Lluís Bassets.El País. 23/01/2011.La hora de la democracia ha sonado en el mundo árabe, pero los europeos apenas nos hemos enterado. Ahí están los comunicados, huecos como sonajeros, con las alharacas de rigor de Gobiernos e instituciones europeas por la revolución democrática que ha echado del poder al sátrapa y ladrón Ben Alí, debidamente refugiado bajo las chilabas de los déspotas saudíes. Mientras están en el poder, todos son amigos e incluso hermanos y primos de nuestros presidentes de repúblicas y nuestros monarcas constitucionales. El caso es especialmente vergonzoso para los tres países más imbricados e implicados en el norte de África, pero es una responsabilidad que a todos alcanza, empezando por el gran patrono de esta política que ha sido Estados Unidos, con su estrecha relación estratégica con Arabia Saudí, el país que por su riqueza, su actitud proselitista y su poder militar más se aproxima al papel que la Unión Soviética realizaba en relación al bloque comunista.
Nada se ha hecho históricamente para ayudar a estos países a alcanzar la libertad. Menos todavía las últimas semanas de revuelta popular, con la excepción honorable de la diplomacia de Hillary Clinton y Barack Obama, a la que cabe atribuir además el mérito de los despachos de Wikileaks en la denuncia de la cleptocracia derrocada. Pero lo peor es la actitud de los países vecinos y de la Unión Europea, una vez expulsado el dictador y su familia, empezando por la Francia de Sarkozy, ejemplo ignominioso de hipocresía en las relaciones internacionales, que ha venido apoyando al dictador hasta última hora. A los europeos no parece importarnos en absoluto la libertad de los países árabes, y nos estamos hundiendo en la indiferencia y el escepticismo en vez de volcarnos, Gobiernos, instituciones y sociedades civiles, en la solidaridad y la ayuda a los tunecinos, en la vigilancia a las provocaciones de los regímenes vecinos y en la movilización de nuestra diplomacia para favorecer esta primavera árabe.
La revolución tunecina interpela directamente a la inexistente política exterior de la Unión Europea y, sobre todo, a su política mediterránea.
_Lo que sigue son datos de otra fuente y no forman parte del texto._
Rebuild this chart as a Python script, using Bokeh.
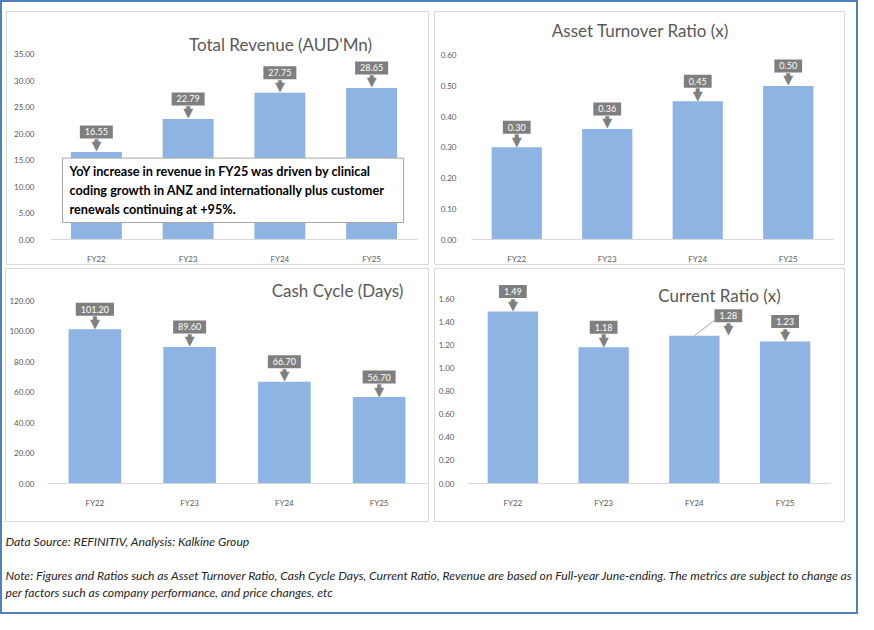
from bokeh.plotting import figure
from bokeh.layouts import column, row
from bokeh.models import (FixedTicker, NumeralTickFormatter, Label, ColumnDataSource,
                          FactorRange, Range1d)
from bokeh.transform import dodge
from bokeh.embed import file_html
from bokeh.resources import INLINE
from bokeh.core.properties import value

# ---------------- data ----------------
years = ["FY22", "FY23", "FY24", "FY25"]
revenue = [16.55, 22.79, 27.75, 28.65]
asset_turnover = [0.30, 0.36, 0.45, 0.50]
cash_cycle = [101.20, 89.60, 66.70, 56.70]
current_ratio = [1.49, 1.18, 1.28, 1.23]

revenue_ticks = [0, 5, 10, 15, 20, 25, 30, 35]
asset_ticks = [0, 0.1, 0.2, 0.3, 0.4, 0.5, 0.6]
cash_ticks = [0, 20, 40, 60, 80, 100, 120]
current_ticks = [0, 0.2, 0.4, 0.6, 0.8, 1.0, 1.2, 1.4, 1.6]

title_revenue = "Total Revenue (AUD'Mn)"
title_asset = "Asset Turnover Ratio (x)"
title_cash = "Cash Cycle (Days)"
title_current = "Current Ratio (x)"

note_box = ("YoY increase in revenue in FY25 was driven by clinical\n"
            "coding growth in ANZ and internationally plus customer\n"
            "renewals continuing at +95%.")
source_note = "Data Source: REFINITIV, Analysis: Kalkine Group"
note_line1 = ("Note: Figures and Ratios such as Asset Turnover Ratio, Cash Cycle Days, Current Ratio, "
              "Revenue are based on Full-year June-ending. The metrics are subject to change as")
note_line2 = "per factors such as company performance, and price changes, etc"

# ---------------- style ----------------
BAR = "#8DB4E2"
CALL = "#7F7F7F"
AXIS_TXT = "#595959"
FONT = "Lato"


def make_panel(vals, ticks, y_end, title, W, H, bl, br, bt, bb, tx, ty,
               ystand, xstand, dx=None, dy=None):
    dx = dx or [0, 0, 0, 0]
    dy = dy or [-20, -20, -20, -20]
    src = ColumnDataSource(dict(
        x=years, v=vals, lbl=[f"{v:.2f}" for v in vals],
        dx=dx, dy=dy,
        hdy=[d + 14 for d in dy], sdy=[d + 10 for d in dy],
        head=["\u25BC"] * 4, stem=["\u2588"] * 4,
    ))
    p = figure(x_range=FactorRange(*years), y_range=Range1d(0, y_end),
               width=W, height=H, output_backend="svg", toolbar_location=None,
               min_border_left=bl, min_border_right=br, min_border_top=bt,
               min_border_bottom=bb)
    p.styles = {"border": "1px solid #D9D9D9", "box-sizing": "border-box"}
    p.outline_line_color = None
    p.xgrid.grid_line_color = None
    p.ygrid.grid_line_color = None
    p.background_fill_color = "white"
    p.border_fill_color = "white"

    p.vbar(x="x", top="v", width=0.555, source=src, fill_color=BAR, line_color=None)

    # callout pointer: stem + head
    p.text(x="x", y="v", text="stem", source=src, x_offset="dx", y_offset="sdy",
           text_align="center", text_baseline="middle", text_color=CALL,
           text_font=value("DejaVu Sans"), text_font_size="5px")
    p.text(x="x", y="v", text="head", source=src, x_offset="dx", y_offset="hdy",
           text_align="center", text_baseline="middle", text_color=CALL,
           text_font=value("DejaVu Sans"), text_font_size="13px")
    # callout box
    p.text(x="x", y="v", text="lbl", source=src, x_offset="dx", y_offset="dy",
           text_align="center", text_baseline="middle", text_color="white",
           text_font=value(FONT), text_font_size="9px",
           background_fill_color=CALL, padding=dict(x=5, y=3))

    ya = p.yaxis[0]
    ya.ticker = FixedTicker(ticks=ticks)
    ya.formatter = NumeralTickFormatter(format="0.00")
    ya.axis_line_color = None
    ya.major_tick_line_color = None
    ya.minor_tick_line_color = None
    ya.major_label_text_font = FONT
    ya.major_label_text_font_size = "8px"
    ya.major_label_text_color = AXIS_TXT
    ya.major_label_standoff = ystand

    xa = p.xaxis[0]
    xa.axis_line_color = "#D9D9D9"
    xa.major_tick_line_color = None
    xa.minor_tick_line_color = None
    xa.major_label_text_font = FONT
    xa.major_label_text_font_size = "8px"
    xa.major_label_text_color = AXIS_TXT
    xa.major_label_standoff = xstand

    p.add_layout(Label(x=tx, y=ty, x_units="screen", y_units="screen", text=title,
                       text_align="center", text_baseline="middle",
                       text_font=FONT, text_font_size="17px", text_color=AXIS_TXT))
    return p, src


p1, s1 = make_panel(revenue, revenue_ticks, 41.4, title_revenue, 423, 254, 43, 13, 8, 27,
                    230, 195, 10, 8)
p1.add_layout(Label(x=12, y=17, x_units="screen", y_units="screen", text=note_box,
                    text_align="left", text_baseline="bottom", text_font=FONT,
                    text_font_style="bold", text_font_size="12.7px", text_color="black",
                    text_line_height=1.2, background_fill_color="white",
                    border_line_color="#A6A6A6",
                    padding=dict(left=7, right=19, top=5, bottom=5)))

p2, s2 = make_panel(asset_turnover, asset_ticks, 0.713, title_asset, 411, 254, 36, 13, 8, 25,
                    169, 209, 9, 8)

p3, s3 = make_panel(cash_cycle, cash_ticks, 135.1, title_cash, 424, 254, 39, 4, 8, 40,
                    290, 193, 7, 8)

p4, s4 = make_panel(current_ratio, current_ticks, 1.785, title_current, 411, 254, 29, 16, 8, 40,
                    252, 188, 7, 8, dx=[0, 0, 34, 0], dy=[-20, -20, -20, -20])
lead = ColumnDataSource(dict(x=[years[2]], y=[current_ratio[2]], y1=[current_ratio[2] + 0.145]))
p4.segment(x0="x", y0="y", x1=dodge("x", 0.24, range=p4.x_range), y1="y1", source=lead,
           line_color="#A6A6A6", line_width=1)

# footnotes
p5 = figure(width=850, height=88, x_range=Range1d(0, 1), y_range=Range1d(0, 1),
            output_backend="svg", toolbar_location=None, x_axis_type=None, y_axis_type=None,
            min_border=0)
p5.outline_line_color = None
p5.xgrid.grid_line_color = None
p5.ygrid.grid_line_color = None
for txt, yy in [(source_note, 71), (note_line1, 37), (note_line2, 20)]:
    p5.add_layout(Label(x=1, y=yy, x_units="screen", y_units="screen", text=txt,
                        text_align="left", text_baseline="middle", text_font=FONT,
                        text_font_style="italic", text_font_size="12.2px", text_color="#262626"))

p1.margin = (9, 0, 0, 4)
p2.margin = (9, 11, 0, 5)
p3.margin = (3, 0, 0, 3)
p4.margin = (3, 11, 0, 5)
p5.margin = (2, 0, 0, 2)

layout = column(row(p1, p2), row(p3, p4), p5)
layout.styles = {"border": "2px solid #4F81BD", "background-color": "white"}

open("out.html", "w").write(file_html(layout, INLINE))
Todo lo que se ha hecho desde que terminó la guerra fría se ha revelado insuficiente o directamente erróneo, guiado por un afán de estabilidad al que todo se ha sacrificado. Basta recordar las estrategias desplegadas frente a la Unión Soviética hasta que prendió la revolución democrática de 1989 para percibirnos de los errores cometidos voluntariamente con los árabes. El mérito es ahora entero de los tunecinos. Nada nos deben a los europeos. Pero los europeos estamos en deuda con los pueblos árabes, que merecen la libertad como todos los pueblos. De la revolución tunecina debiera salir, al menos, una nueva exigencia a los Gobiernos para que levanten el listón de los derechos humanos en sus relaciones con el resto del mundo.